I agree with the going slow – always works for me and I am convinced that is way she felt comfortable in requesting a follow-up session to as she put it “tie up loose ends”.
Having "two clients" is not always easy or ideal.....
Regards,
Elta
I agree with mark, I'd add that I have 3 different situations:
1 - when I'm spv (with my jung client), never happened that s/he try to change the roles, but I think I won't allow it, using questions like: "wich kind of expectation do you have from this meeting ?, ...", in order to re-drive the process;
2 - very different is when we are in an intervision meeting (that I prefer), or
3 - in intervision, where are invited also supervisees; in these cases the dynamics of the session allows the change of the rolls and, often, arrives a very deep and powerful dyalog/discussion on the theme on the table.
I learned this approach from my spv, sometime he arranges a meeting involving also his spv (on topics very important) and other supervisees, like me.
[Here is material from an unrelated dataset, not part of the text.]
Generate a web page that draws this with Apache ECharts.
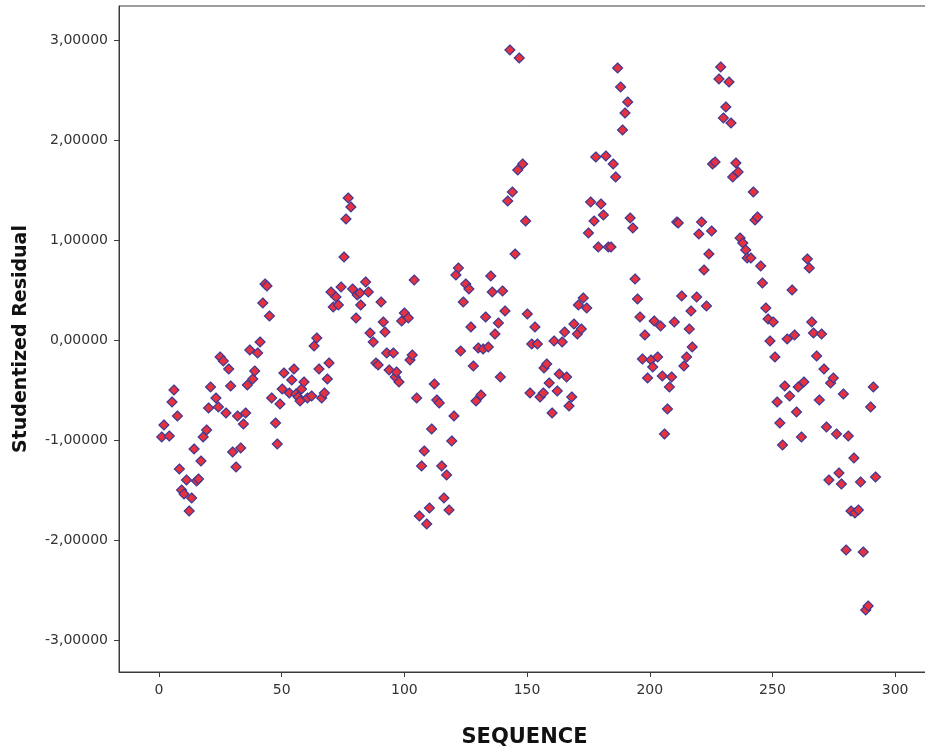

There are always really important outcomes.
ciao riccardo
Hi Riccardo
I have never come across “intervision”. Your spv sounds like quite a creative person – and I would like to know musch more of your work and experiences. Please, will you give more details – how do you think it can work for peer supervision?
Thanks for sharing,
Elta
hi Elta
my spv was my coach when I was manager in arthur andersen (until 1988), he is not only creative but also very incisive in supporting our decision processes.
I am a SF change manager and my core activity is to support manager (inside their company) both in re-designing their new function and to enter, effectively, in their new roll; I realize it through Coaching sessions (individually and some time in team).
About intervision: it is a team of Coaches and Counsellors (consultant and psychologists), we meet every month (or on demand, if there are urgent problems); every partecipant, who needs support, propose his theme; our coordinator, few days before, send the agenda, so we all know what we will discuss about; the meeting is a SF brain storming (or brain dancing) and the problem is viewed from all the different points of view; we are also constellators so (often) at the end we do a constellation in order to verify the result of the meeting. The length of the meeting is about half a day and usually we face 3 - 4 themes.
if you need more infos, don't hesitate
ciao riccardo
Many thanks Riccardo, this is very helpful. I'll give it a lot of thought... and if I need more, I shall surely ask,
ciao for now
Elta
Just a word about intervision - we use this kind of peer supervision too, much more that supervisor/supervisee relationships. It helps make clear that there is learning in the process for everyone!
thank you mark
it is very ... very important what you outline: It helps make clear that there is learning in the process for everyone!